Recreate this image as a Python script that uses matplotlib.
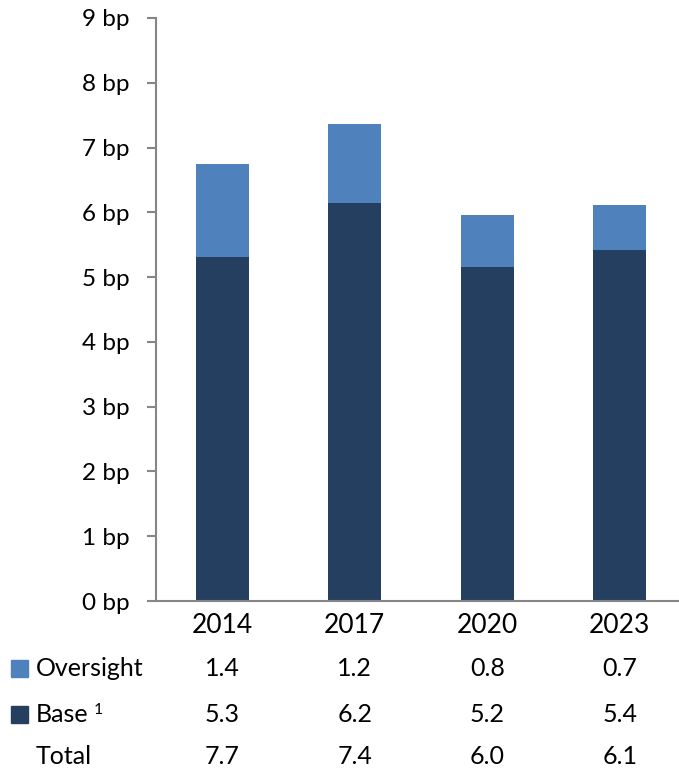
import matplotlib
matplotlib.use("Agg")
import matplotlib.pyplot as plt
from matplotlib.patches import Rectangle

plt.rcParams['font.family'] = ['Lato', 'DejaVu Sans']

years = ["2014", "2017", "2020", "2023"]
base = [5.31, 6.15, 5.16, 5.42]
oversight = [1.43, 1.21, 0.80, 0.69]
row_labels = ["Oversight", "Base", "Total"]
table_oversight = ["1.4", "1.2", "0.8", "0.7"]
table_base = ["5.3", "6.2", "5.2", "5.4"]
table_total = ["7.7", "7.4", "6.0", "6.1"]
y_ticks = [0, 1, 2, 3, 4, 5, 6, 7, 8, 9]

c_over = "#4F81BD"
c_base = "#243F60"
axis_c = "#868686"

W, H = 679, 772
fig = plt.figure(figsize=(W / 100, H / 100), dpi=100)
left, right, top, bottom = 156, 686, 18, 601
ax = fig.add_axes([left / W, 1 - bottom / H, (right - left) / W, (bottom - top) / H])

x = list(range(len(years)))
ax.bar(x, base, width=0.4, color=c_base, edgecolor="none")
ax.bar(x, oversight, width=0.4, bottom=base, color=c_over, edgecolor="none")

ax.set_xlim(-0.5, 3.5)
ax.set_ylim(0, 9)
ax.set_yticks(y_ticks)
ax.set_yticklabels([f"{v} bp" for v in y_ticks])
ax.set_xticks(x)
ax.set_xticklabels(years)
for s in ["top", "right"]:
    ax.spines[s].set_visible(False)
for s in ["left", "bottom"]:
    ax.spines[s].set_color(axis_c)
    ax.spines[s].set_linewidth(1.5)
ax.tick_params(axis="y", length=6.5, width=1.5, color=axis_c, pad=12.5, labelsize=17.5, labelcolor="black")
ax.tick_params(axis="x", length=0, pad=8.5, labelsize=19, labelcolor="black")

# table below
rows_y = [668, 714, 757]
rows_vals = [table_oversight, table_base, table_total]
swatches = [c_over, c_base, None]
fig.canvas.draw()
renderer = fig.canvas.get_renderer()
for ry, lab, vals, sw in zip(rows_y, row_labels, rows_vals, swatches):
    yf = 1 - ry / H
    if sw is not None:
        fig.patches.append(Rectangle((11 / W, 1 - (ry + 9) / H), 17 / W, 17 / H,
                                     transform=fig.transFigure, color=sw, figure=fig))
    t = fig.text(36 / W, yf, lab, ha="left", va="center", fontsize=18)
    if lab == "Base":
        bb = t.get_window_extent(renderer)
        fig.text((bb.x1 + 5) / W, 1 - 703 / H, "1", ha="left", va="top", fontsize=11.5)
    for xi, v in zip(x, vals):
        xd = ax.transData.transform((xi, 0))[0]
        fig.text(xd / W, yf, v, ha="center", va="center", fontsize=18)

fig.savefig("out.png", dpi=100)
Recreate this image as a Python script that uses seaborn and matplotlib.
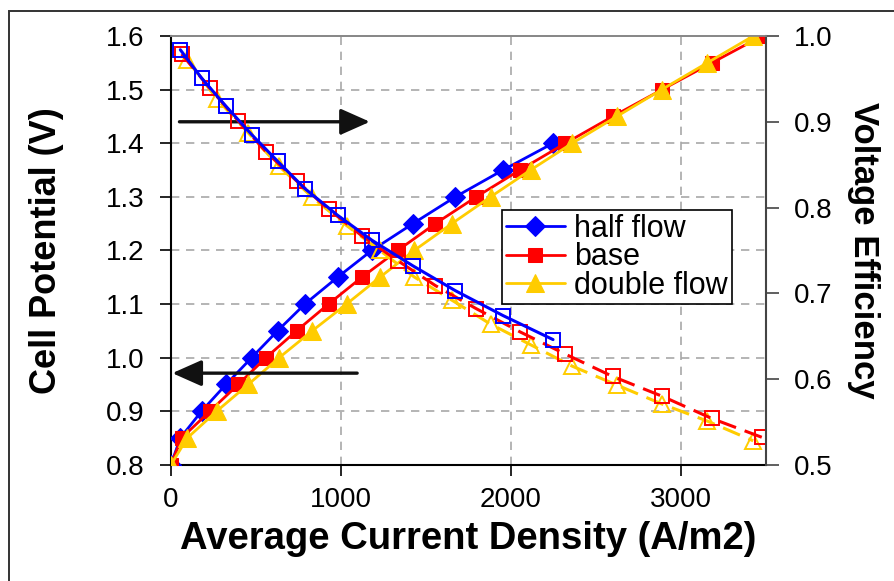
import matplotlib
matplotlib.use("Agg")
import matplotlib.pyplot as plt
from matplotlib.patches import Rectangle
import seaborn as sns
import pandas as pd

# Current density (A/m2) and cell potential (V) for each flow case
x_half = [0, 55, 180, 324, 475, 627, 788, 980, 1181, 1423, 1673, 1953, 2247]
v_half = [0.80, 0.85, 0.90, 0.95, 1.00, 1.05, 1.10, 1.15, 1.20, 1.25, 1.30, 1.35, 1.40]

x_base = [0, 63, 229, 396, 559, 739, 927, 1123, 1334, 1555, 1796, 2053, 2320,
          2598, 2888, 3181, 3476]
v_base = [0.80, 0.85, 0.90, 0.95, 1.00, 1.05, 1.10, 1.15, 1.20, 1.25, 1.30, 1.35,
          1.40, 1.45, 1.50, 1.55, 1.60]

x_double = [0, 96, 269, 455, 637, 831, 1033, 1229, 1431, 1652, 1880, 2115, 2360,
            2622, 2886, 3154, 3424]
v_double = [0.80, 0.85, 0.90, 0.95, 1.00, 1.05, 1.10, 1.15, 1.20, 1.25, 1.30, 1.35,
            1.40, 1.45, 1.50, 1.55, 1.60]

# Voltage efficiency (right axis), same current densities without the zero point
eff_half = [0.984, 0.951, 0.918, 0.885, 0.854, 0.822, 0.791, 0.762, 0.732, 0.703,
            0.674, 0.646]
eff_base = [0.979, 0.939, 0.901, 0.865, 0.831, 0.798, 0.767, 0.738, 0.709, 0.682,
            0.655, 0.629, 0.603, 0.580, 0.554, 0.532]
eff_double = [0.972, 0.927, 0.887, 0.848, 0.812, 0.779, 0.750, 0.719, 0.692, 0.664,
              0.640, 0.615, 0.593, 0.571, 0.551, 0.528]

labels = ["half flow", "base", "double flow"]
colors = ["#0000FF", "#FF0000", "#FFCC00"]

x_ticks = [0, 1000, 2000, 3000]
v_ticks = [0.8, 0.9, 1.0, 1.1, 1.2, 1.3, 1.4, 1.5, 1.6]
eff_ticks = [0.5, 0.6, 0.7, 0.8, 0.9, 1.0]

sns.set_theme(style="white")
plt.rcParams["font.family"] = ["Liberation Sans", "DejaVu Sans"]
plt.rcParams.update({"text.color": "black", "axes.labelcolor": "black",
                     "xtick.color": "black", "ytick.color": "black"})

fig = plt.figure(figsize=(8.95, 5.81), dpi=100)
ax = fig.add_axes([0.191, 0.2, 0.665, 0.738])
ax2 = ax.twinx()

# outer frame of the figure
fig.patches.append(Rectangle((9 / 895, -0.05), 1.2, 1 - 11 / 581 + 0.05,
                             transform=fig.transFigure, fill=False,
                             edgecolor="#333333", lw=1.4, zorder=0))

# cell potential curves (filled markers, left axis)
handles = []
pot = [(x_half, v_half, "D", 10), (x_base, v_base, "s", 9.5), (x_double, v_double, "^", 13)]
for (xs, vs, mk, ms), lab, col in zip(pot, labels, colors):
    df = pd.DataFrame({"x": xs, "y": vs})
    sns.lineplot(data=df, x="x", y="y", ax=ax, color=col, marker=mk, markersize=ms,
                 markeredgecolor=col, markerfacecolor=col, lw=2.0, sort=False,
                 estimator=None, legend=False, zorder=3)
    handles.append(ax.lines[-1])

# voltage efficiency curves (open markers, right axis)
effs = [(x_double[1:], eff_double, "^", 11, (6, 3)),
        (x_base[1:], eff_base, "s", 10, (6, 3)),
        (x_half[1:], eff_half, "s", 10, None)]
for (xs, es, mk, ms, dash), col in zip(effs, colors[::-1]):
    df = pd.DataFrame({"x": xs, "y": es})
    kws = dict(color=col, marker=mk, markersize=ms, markeredgecolor=col,
               markerfacecolor="none", markeredgewidth=1.4, lw=2.2, sort=False,
               estimator=None, legend=False)
    sns.lineplot(data=df, x="x", y="y", ax=ax2, **kws)
    if dash is not None:
        ax2.lines[-1].set_dashes(dash)

# axes limits and ticks
ax.set_xlim(0, 3500)
ax.set_ylim(0.8, 1.6)
ax2.set_ylim(0.5, 1.0)
ax.set_xticks(x_ticks)
ax.set_yticks(v_ticks)
ax2.set_yticks(eff_ticks)
ax.set_xticklabels([str(t) for t in x_ticks])
ax.set_yticklabels([f"{t:.1f}" for t in v_ticks])
ax2.set_yticklabels([f"{t:.1f}" for t in eff_ticks])

ax.tick_params(axis="both", which="major", labelsize=20, direction="out", length=8,
               width=1.2, color="black", left=True, bottom=True, pad=8)
ax.tick_params(axis="y", pad=11)
ax2.tick_params(axis="y", labelsize=20, direction="out", length=9, width=1.2,
                color="#444444", right=True, pad=11)

ax.grid(True, axis="both", color="#A8A8A8", linestyle=(0, (5, 4)), lw=1.2)
ax.set_axisbelow(True)

for sp in ["left", "bottom"]:
    ax.spines[sp].set_color("black")
    ax.spines[sp].set_linewidth(1.5)
ax.spines["top"].set_color("#888888")
ax.spines["right"].set_visible(False)
ax2.spines["right"].set_color("#444444")
ax2.spines["right"].set_linewidth(1.5)
ax2.spines["top"].set_color("#888888")
ax2.spines["left"].set_visible(False)
ax2.spines["bottom"].set_visible(False)

ax.set_xlabel("Average Current Density (A/m2)", fontsize=27.5, fontweight="bold",
              labelpad=6)
ax.set_ylabel("Cell Potential (V)", fontsize=26, fontweight="bold", labelpad=30)
ax2.set_ylabel("Voltage Efficiency", fontsize=25, fontweight="bold", rotation=270,
               labelpad=34)

# direction arrows pointing to the matching axis
ax.annotate("", xy=(1170, 1.44), xytext=(50, 1.44),
            arrowprops=dict(arrowstyle="-|>,head_length=0.9,head_width=0.4",
                            lw=2.4, color="#111111", shrinkA=0, shrinkB=0,
                            mutation_scale=20), zorder=5)
ax.annotate("", xy=(8, 0.971), xytext=(1095, 0.971),
            arrowprops=dict(arrowstyle="-|>,head_length=0.9,head_width=0.4",
                            lw=2.4, color="#111111", shrinkA=0, shrinkB=0,
                            mutation_scale=20), zorder=5)

leg = ax2.legend(handles, labels, loc="upper left", bbox_to_anchor=(0.556, 0.594),
                 fontsize=22, frameon=True, fancybox=False, edgecolor="black",
                 framealpha=1, labelspacing=-0.05, handlelength=1.95,
                 handletextpad=0.3, borderpad=0.12, borderaxespad=0)
leg.get_frame().set_linewidth(1.2)

fig.savefig("out.png", dpi=100)
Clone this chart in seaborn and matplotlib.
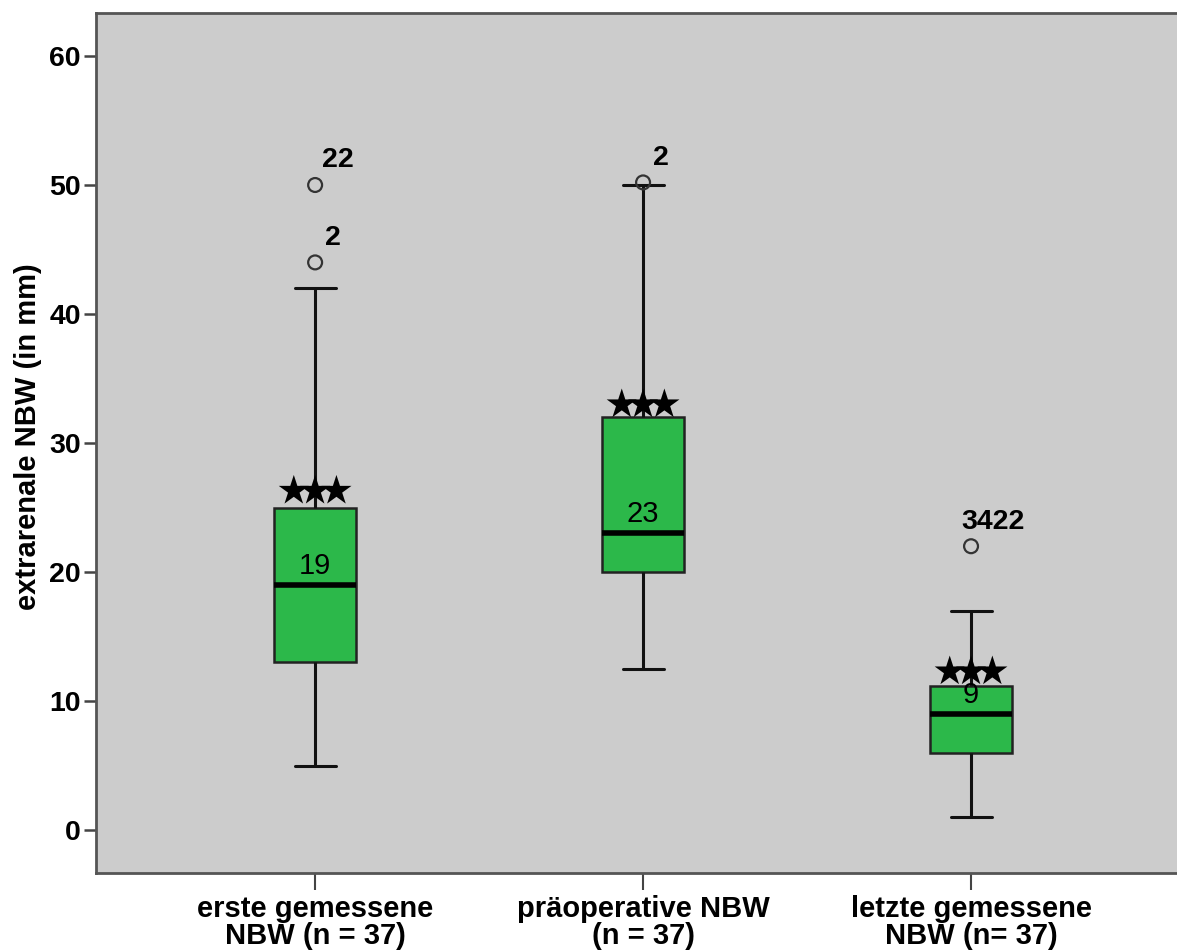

> **PROBLEM TO SOLVE**:
In the listing above, find the line with "Recreate this image as a Python script that uses seaborn" and the line with "import pandas as pd". Copy exactly those two and every line between, without the pictures.

> **RESULT FOR THIS EXERCISE**:
Recreate this image as a Python script that uses seaborn and matplotlib.
import matplotlib
matplotlib.use("Agg")
import matplotlib.pyplot as plt
from matplotlib.patches import Rectangle
import seaborn as sns
import pandas as pd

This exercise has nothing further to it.